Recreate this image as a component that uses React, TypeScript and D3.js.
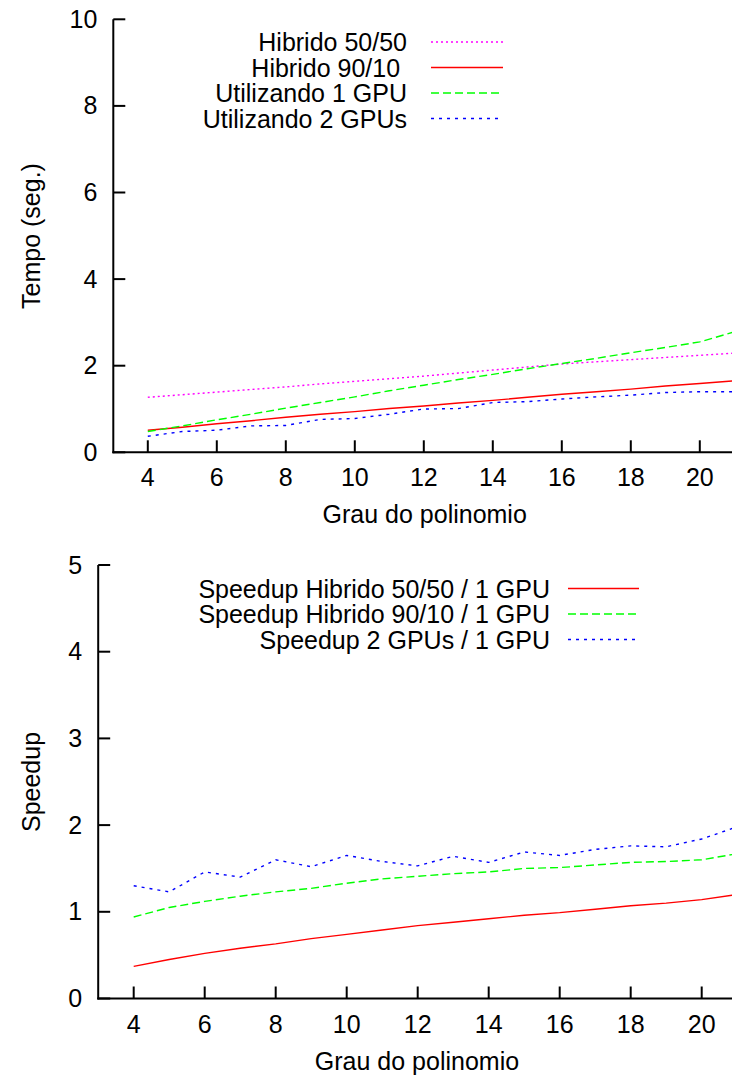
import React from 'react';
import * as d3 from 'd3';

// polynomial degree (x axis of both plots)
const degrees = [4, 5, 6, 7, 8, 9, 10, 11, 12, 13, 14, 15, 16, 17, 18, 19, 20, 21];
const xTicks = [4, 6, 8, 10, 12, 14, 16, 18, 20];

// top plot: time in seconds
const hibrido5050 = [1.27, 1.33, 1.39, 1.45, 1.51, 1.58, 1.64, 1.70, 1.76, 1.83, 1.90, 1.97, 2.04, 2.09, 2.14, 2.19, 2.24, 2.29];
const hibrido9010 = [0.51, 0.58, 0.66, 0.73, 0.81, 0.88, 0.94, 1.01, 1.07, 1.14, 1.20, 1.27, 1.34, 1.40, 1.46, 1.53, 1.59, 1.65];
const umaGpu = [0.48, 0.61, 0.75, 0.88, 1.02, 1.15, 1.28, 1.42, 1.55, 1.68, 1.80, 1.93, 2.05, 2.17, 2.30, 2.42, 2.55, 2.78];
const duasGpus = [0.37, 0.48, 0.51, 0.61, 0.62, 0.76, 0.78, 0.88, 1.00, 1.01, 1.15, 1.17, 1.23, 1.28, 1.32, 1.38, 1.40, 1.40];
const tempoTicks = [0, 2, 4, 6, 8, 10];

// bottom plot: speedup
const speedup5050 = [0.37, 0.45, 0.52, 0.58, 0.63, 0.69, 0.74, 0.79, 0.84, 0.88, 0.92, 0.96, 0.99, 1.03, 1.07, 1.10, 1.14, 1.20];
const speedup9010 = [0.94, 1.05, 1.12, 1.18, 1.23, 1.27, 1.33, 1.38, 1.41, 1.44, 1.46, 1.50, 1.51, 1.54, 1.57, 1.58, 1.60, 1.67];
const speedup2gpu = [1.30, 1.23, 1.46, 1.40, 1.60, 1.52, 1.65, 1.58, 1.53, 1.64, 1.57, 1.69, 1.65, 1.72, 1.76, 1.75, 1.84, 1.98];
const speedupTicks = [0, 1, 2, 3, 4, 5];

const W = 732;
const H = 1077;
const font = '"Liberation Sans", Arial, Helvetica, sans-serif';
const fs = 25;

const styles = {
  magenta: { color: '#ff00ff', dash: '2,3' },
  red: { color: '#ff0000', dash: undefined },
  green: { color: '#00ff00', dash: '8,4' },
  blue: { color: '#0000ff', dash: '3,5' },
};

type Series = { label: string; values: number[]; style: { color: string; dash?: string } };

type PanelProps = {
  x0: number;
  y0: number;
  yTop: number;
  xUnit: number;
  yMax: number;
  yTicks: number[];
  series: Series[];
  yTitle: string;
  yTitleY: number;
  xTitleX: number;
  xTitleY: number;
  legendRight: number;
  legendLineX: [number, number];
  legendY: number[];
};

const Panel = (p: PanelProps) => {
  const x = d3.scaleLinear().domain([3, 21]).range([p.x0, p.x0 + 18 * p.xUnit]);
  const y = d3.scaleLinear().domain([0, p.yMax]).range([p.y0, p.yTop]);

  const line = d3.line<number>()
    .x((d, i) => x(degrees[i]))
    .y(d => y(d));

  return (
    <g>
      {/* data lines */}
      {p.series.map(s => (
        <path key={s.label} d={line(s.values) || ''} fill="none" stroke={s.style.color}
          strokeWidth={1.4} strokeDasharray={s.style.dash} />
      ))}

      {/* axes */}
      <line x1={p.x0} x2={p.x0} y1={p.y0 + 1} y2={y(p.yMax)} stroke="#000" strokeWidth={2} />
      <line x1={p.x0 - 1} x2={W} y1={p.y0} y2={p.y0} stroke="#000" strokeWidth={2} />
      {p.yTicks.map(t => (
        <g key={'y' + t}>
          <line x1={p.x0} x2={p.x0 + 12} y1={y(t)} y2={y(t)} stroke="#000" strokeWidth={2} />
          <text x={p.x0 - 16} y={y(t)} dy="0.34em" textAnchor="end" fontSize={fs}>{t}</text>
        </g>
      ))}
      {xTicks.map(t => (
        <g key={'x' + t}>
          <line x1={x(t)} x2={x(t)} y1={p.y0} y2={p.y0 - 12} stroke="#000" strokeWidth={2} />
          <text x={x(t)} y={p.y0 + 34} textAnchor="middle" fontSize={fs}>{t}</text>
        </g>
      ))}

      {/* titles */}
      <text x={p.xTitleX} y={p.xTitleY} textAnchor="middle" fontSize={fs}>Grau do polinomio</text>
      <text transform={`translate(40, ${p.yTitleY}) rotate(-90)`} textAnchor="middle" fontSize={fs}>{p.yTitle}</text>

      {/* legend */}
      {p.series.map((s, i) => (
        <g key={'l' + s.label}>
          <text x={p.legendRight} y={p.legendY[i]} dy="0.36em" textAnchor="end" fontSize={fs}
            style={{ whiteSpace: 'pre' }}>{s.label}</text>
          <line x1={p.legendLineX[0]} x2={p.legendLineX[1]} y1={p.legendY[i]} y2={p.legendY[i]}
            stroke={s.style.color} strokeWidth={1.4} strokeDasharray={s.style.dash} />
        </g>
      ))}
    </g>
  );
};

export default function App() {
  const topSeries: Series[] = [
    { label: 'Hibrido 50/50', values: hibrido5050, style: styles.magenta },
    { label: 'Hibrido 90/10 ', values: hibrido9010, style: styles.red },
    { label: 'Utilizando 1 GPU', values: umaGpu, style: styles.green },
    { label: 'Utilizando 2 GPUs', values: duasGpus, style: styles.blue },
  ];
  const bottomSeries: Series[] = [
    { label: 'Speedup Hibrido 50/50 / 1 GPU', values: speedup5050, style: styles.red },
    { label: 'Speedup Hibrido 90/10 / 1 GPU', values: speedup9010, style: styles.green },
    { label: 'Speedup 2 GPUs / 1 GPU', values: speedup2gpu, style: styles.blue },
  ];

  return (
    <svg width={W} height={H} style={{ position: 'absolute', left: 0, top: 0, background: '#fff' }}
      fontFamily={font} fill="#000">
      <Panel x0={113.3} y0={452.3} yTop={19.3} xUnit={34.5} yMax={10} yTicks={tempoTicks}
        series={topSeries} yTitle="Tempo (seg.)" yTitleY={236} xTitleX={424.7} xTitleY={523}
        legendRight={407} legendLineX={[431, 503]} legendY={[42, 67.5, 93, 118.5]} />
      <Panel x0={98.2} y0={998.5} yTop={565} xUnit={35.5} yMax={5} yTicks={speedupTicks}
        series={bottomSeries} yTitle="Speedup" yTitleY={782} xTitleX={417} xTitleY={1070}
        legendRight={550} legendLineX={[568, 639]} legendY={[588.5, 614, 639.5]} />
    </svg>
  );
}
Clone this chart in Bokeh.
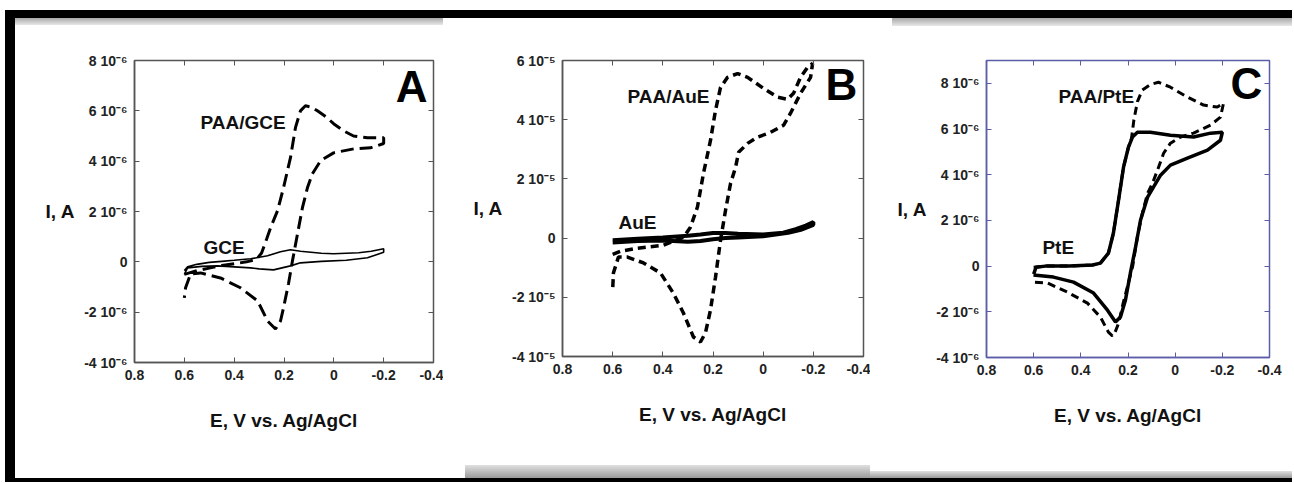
▬▬▬
__SET TASK__
Output exactly the span of lines from the top of the listing through the line holding "16, 18, 20];", and leave every picture out.

__ANSWER FOR THIS EXERCISE__
Recreate this image as a component that uses React, TypeScript and D3.js.
import React from 'react';
import * as d3 from 'd3';

// polynomial degree (x axis of both plots)
const degrees = [4, 5, 6, 7, 8, 9, 10, 11, 12, 13, 14, 15, 16, 17, 18, 19, 20, 21];
const xTicks = [4, 6, 8, 10, 12, 14, 16, 18, 20];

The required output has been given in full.